Interspersed throughout is the story of a white-clad gangster (frequent Kiyoshi Kurosawa collaborator Kōji Yakusho) and his mistress, who explore the erotic aspects of food. Other shorter one-off scenes include a salaryman upstaging his superiors at a fancy restaurant with his extensive knowledge of haute cuisine, a class of women being taught the Western way of eating spaghetti while a Western patron at a nearby table does the opposite of what their etiquette teacher instructs, a grocer pursuing a food-squeezing woman through the aisles of his market, a man dealing with an abscessed tooth, and a derelict making Tampopo’s son a rice omelette while evading detection by a security guard, among others.
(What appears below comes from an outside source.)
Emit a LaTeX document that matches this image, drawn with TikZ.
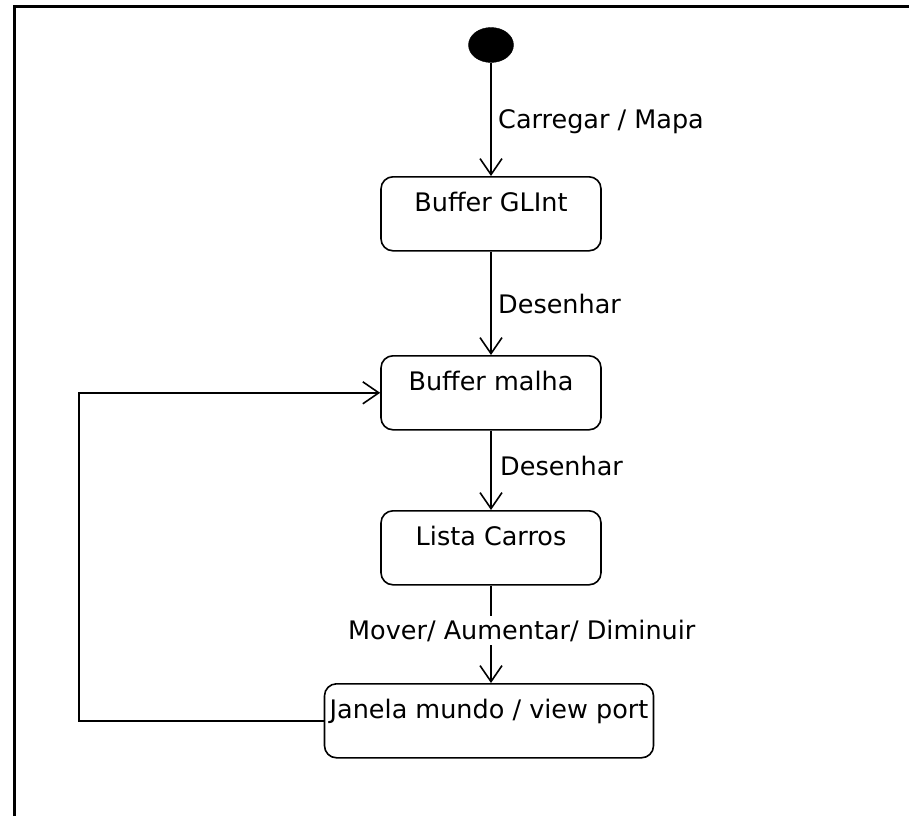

Using tropes that one would normally find in Western genre films, Tampopo paints Gorō as the high plains drifter who wanders into town and saves a local homesteader, except that he does so with his cooking skills and not his guns (although his fists come in handy more than once). There are recurring Western-like themes, like the defeated enemy who becomes a friend (which plays out not just between Gorō and Pisuken but also between Tampopo’s son and the bullies who frequently harass him), the training montage straight out of the original Magnificent Seven, and even an ending scene that plays out as a virtual recreation of the end of Shane. This juxtaposition of Western archetypes and Eastern social rules and concepts make for a delightful and refreshing movie that’s sure to make you laugh and hunger.

Tampopo is available in several DVD releases, but, as always, the Criterion version is most highly recommended.